Ora, nossos principais filmes políticos pós-Retomada têm multiplicado as ferramentas do cinema de gênero (Bacurau, Propriedade, Medusa, Vento Seco) e colocado as minorias enquanto protagonistas (Baby, Levante, Pedágio, Branco Sai Preto Fica, Arábia). Sobretudo, a nova geração tem proposto vias revolucionárias através de metáforas poéticas, em especial, o incêndio capaz de destruir estruturas viciadas e propor um recomeço sobre as cinzas (caso de Bacurau, Fogaréu, Fim de Semana no Paraíso Selvagem, Suçuarana, Pacto da Viola). Trocamos o importante símbolo do mar, enquanto esperança, pelo fogo, sinal de indignação.
Apesar destas reflexões, é provável que A Fúria seja analisado sobretudo pelo nome de Ruy Guerra na direção. Quando se apresentou nos palcos do Cine Brasília, foi (merecidamente) aplaudido de pé. O fato de ter concluído uma nova obra em idade avançada alça o longa-metragem ao status de proeza, além de um possível filme-testamento, com a responsabilidade de, eventualmente, encerrar uma carreira. A conexão com duas de suas obras mais aclamadas (Os Fuzis e A Queda), ambas premiadas no Festival de Berlim, também atribui um valor suplementar à iniciativa.

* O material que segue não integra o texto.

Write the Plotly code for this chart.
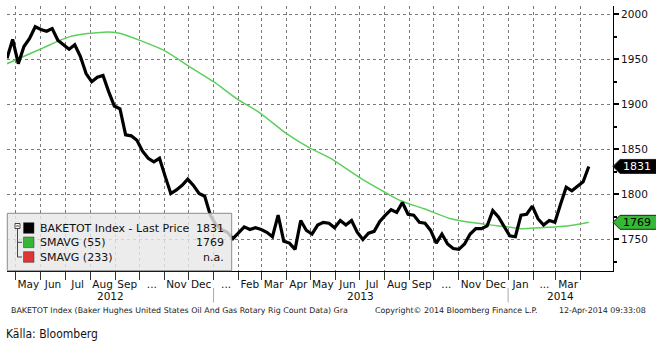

Logo, eventuais prêmios recompensariam o esforço e a persistência de um diretor politizado, que não atenuou seu furor progressista com o passar dos anos, pelo contrário (vide a catártica conclusão). Sem ter muito a perder, nem temer represálias, Guerra opta por um destino sangrento à extrema-direita. Através deste projeto, ele fala sério, mas também se diverte, carnavalizando os procedimentos, alegorizando as relações de poder. Não se trata da obra mais sutil, nem a mais polida, a passar pelos festivais brasileiros. No entanto, aos jovens cineastas que disputam os troféus Candangos em Brasília, ela aponta para as mutações do audiovisual engajado. Indica como fazíamos antes, como se passou a fazer hoje, e de que maneira estes caminhos poderiam se encontrar.